→ Task directions
Pictures within the data are to be left out; everything else must be reproduced exactly.

—————

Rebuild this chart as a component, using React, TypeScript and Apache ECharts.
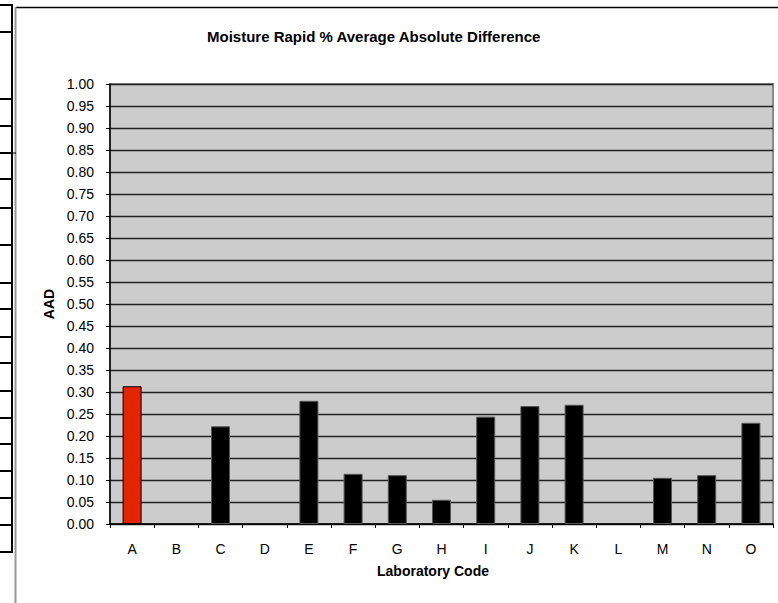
import React, { useEffect, useRef } from "react";
import * as echarts from "echarts";

const categories = ["A", "B", "C", "D", "E", "F", "G", "H", "I", "J", "K", "L", "M", "N", "O"];
const aadValues: (number | null)[] = [0.313, null, 0.222, null, 0.28, 0.114, 0.111, 0.055, 0.244, 0.268, 0.271, null, 0.105, 0.111, 0.23];
const highlightIndex = 0;
const tableRowYs = [5, 32, 99, 126, 153, 179, 208, 245, 283, 309, 337, 363, 391, 418, 444, 471, 498, 525, 552];

const FONT = "'Liberation Sans', Arial, sans-serif";

export default function App() {
  const ref = useRef<HTMLDivElement>(null);
  useEffect(() => {
    document.body.style.margin = "0";
    const chart = echarts.init(ref.current!, null, { renderer: "svg" });
    const graphics: any[] = [
      { type: "line", shape: { x1: 16, y1: 7.5, x2: 778, y2: 7.5 }, style: { stroke: "#000", lineWidth: 1.5 } },
      { type: "line", shape: { x1: 15.5, y1: 7, x2: 15.5, y2: 603 }, style: { stroke: "#999", lineWidth: 2 } },
      { type: "line", shape: { x1: 12, y1: 5, x2: 12, y2: 553 }, style: { stroke: "#000", lineWidth: 2 } },
      { type: "line", shape: { x1: 12, y1: 153, x2: 16, y2: 153 }, style: { stroke: "#000", lineWidth: 1 } },
    ];
    tableRowYs.forEach((y) => {
      graphics.push({ type: "line", shape: { x1: 0, y1: y, x2: 13, y2: y }, style: { stroke: "#000", lineWidth: 2 } });
    });
    chart.setOption({
      animation: false,
      backgroundColor: "#fff",
      textStyle: { fontFamily: FONT },
      title: {
        text: "Moisture Rapid % Average Absolute Difference",
        left: 202,
        top: 24,
        textStyle: { fontSize: 15, fontWeight: "bold", color: "#000", fontFamily: FONT },
      },
      graphic: graphics,
      grid: {
        left: 110,
        top: 84,
        width: 663,
        height: 440,
        show: true,
        backgroundColor: "#cccccc",
        borderColor: "#888",
        borderWidth: 2,
      },
      xAxis: {
        type: "category",
        data: categories,
        boundaryGap: true,
        name: "Laboratory Code",
        nameLocation: "middle",
        nameGap: 40,
        nameTextStyle: { fontSize: 14, fontWeight: "bold", color: "#000", fontFamily: FONT, padding: [0, 17, 0, 0] },
        axisLine: { lineStyle: { color: "#000", width: 1.5 } },
        axisTick: { show: true, length: 4, lineStyle: { color: "#000" }, interval: 0 },
        axisLabel: { interval: 0, margin: 18, fontSize: 14, color: "#000", fontFamily: FONT },
        splitLine: { show: false },
      },
      yAxis: {
        type: "value",
        min: 0,
        max: 1,
        interval: 0.05,
        name: "AAD",
        nameLocation: "middle",
        nameGap: 45,
        nameTextStyle: { fontSize: 14, fontWeight: "bold", color: "#000", fontFamily: FONT },
        axisLine: { show: true, lineStyle: { color: "#000", width: 1.5 } },
        axisTick: { show: true, length: 4, lineStyle: { color: "#000" } },
        axisLabel: {
          margin: 16,
          fontSize: 14,
          color: "#000",
          fontFamily: FONT,
          formatter: (v: number) => v.toFixed(2),
        },
        splitLine: { show: true, lineStyle: { color: "#222", width: 1.3 } },
      },
      series: [
        {
          type: "bar",
          barWidth: 19,
          data: aadValues.map((v, i) =>
            i === highlightIndex
              ? { value: v, itemStyle: { color: "#e32400", borderColor: "#000", borderWidth: 1 } }
              : v
          ),
          itemStyle: { color: "#000", borderColor: "#555", borderWidth: 1 },
        },
      ],
    });
    return () => chart.dispose();
  }, []);
  return <div ref={ref} style={{ width: 778, height: 603 }} />;
}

—————

→ Reply
Rebuild this chart as a component, using React, TypeScript and Apache ECharts.
import React, { useEffect, useRef } from "react";
import * as echarts from "echarts";

const categories = ["A", "B", "C", "D", "E", "F", "G", "H", "I", "J", "K", "L", "M", "N", "O"];
const aadValues: (number | null)[] = [0.313, null, 0.222, null, 0.28, 0.114, 0.111, 0.055, 0.244, 0.268, 0.271, null, 0.105, 0.111, 0.23];
const highlightIndex = 0;
const tableRowYs = [5, 32, 99, 126, 153, 179, 208, 245, 283, 309, 337, 363, 391, 418, 444, 471, 498, 525, 552];

const FONT = "'Liberation Sans', Arial, sans-serif";

export default function App() {
  const ref = useRef<HTMLDivElement>(null);
  useEffect(() => {
    document.body.style.margin = "0";
    const chart = echarts.init(ref.current!, null, { renderer: "svg" });
    const graphics: any[] = [
      { type: "line", shape: { x1: 16, y1: 7.5, x2: 778, y2: 7.5 }, style: { stroke: "#000", lineWidth: 1.5 } },
      { type: "line", shape: { x1: 15.5, y1: 7, x2: 15.5, y2: 603 }, style: { stroke: "#999", lineWidth: 2 } },
      { type: "line", shape: { x1: 12, y1: 5, x2: 12, y2: 553 }, style: { stroke: "#000", lineWidth: 2 } },
      { type: "line", shape: { x1: 12, y1: 153, x2: 16, y2: 153 }, style: { stroke: "#000", lineWidth: 1 } },
    ];
    tableRowYs.forEach((y) => {
      graphics.push({ type: "line", shape: { x1: 0, y1: y, x2: 13, y2: y }, style: { stroke: "#000", lineWidth: 2 } });
    });
    chart.setOption({
      animation: false,
      backgroundColor: "#fff",
      textStyle: { fontFamily: FONT },
      title: {
        text: "Moisture Rapid % Average Absolute Difference",
        left: 202,
        top: 24,
        textStyle: { fontSize: 15, fontWeight: "bold", color: "#000", fontFamily: FONT },
      },
      graphic: graphics,
      grid: {
        left: 110,
        top: 84,
        width: 663,
        height: 440,
        show: true,
        backgroundColor: "#cccccc",
        borderColor: "#888",
        borderWidth: 2,
      },
      xAxis: {
        type: "category",
        data: categories,
        boundaryGap: true,
        name: "Laboratory Code",
        nameLocation: "middle",
        nameGap: 40,
        nameTextStyle: { fontSize: 14, fontWeight: "bold", color: "#000", fontFamily: FONT, padding: [0, 17, 0, 0] },
        axisLine: { lineStyle: { color: "#000", width: 1.5 } },
        axisTick: { show: true, length: 4, lineStyle: { color: "#000" }, interval: 0 },
        axisLabel: { interval: 0, margin: 18, fontSize: 14, color: "#000", fontFamily: FONT },
        splitLine: { show: false },
      },
      yAxis: {
        type: "value",
        min: 0,
        max: 1,
        interval: 0.05,
        name: "AAD",
        nameLocation: "middle",
        nameGap: 45,
        nameTextStyle: { fontSize: 14, fontWeight: "bold", color: "#000", fontFamily: FONT },
        axisLine: { show: true, lineStyle: { color: "#000", width: 1.5 } },
        axisTick: { show: true, length: 4, lineStyle: { color: "#000" } },
        axisLabel: {
          margin: 16,
          fontSize: 14,
          color: "#000",
          fontFamily: FONT,
          formatter: (v: number) => v.toFixed(2),
        },
        splitLine: { show: true, lineStyle: { color: "#222", width: 1.3 } },
      },
      series: [
        {
          type: "bar",
          barWidth: 19,
          data: aadValues.map((v, i) =>
            i === highlightIndex
              ? { value: v, itemStyle: { color: "#e32400", borderColor: "#000", borderWidth: 1 } }
              : v
          ),
          itemStyle: { color: "#000", borderColor: "#555", borderWidth: 1 },
        },
      ],
    });
    return () => chart.dispose();
  }, []);
  return <div ref={ref} style={{ width: 778, height: 603 }} />;
}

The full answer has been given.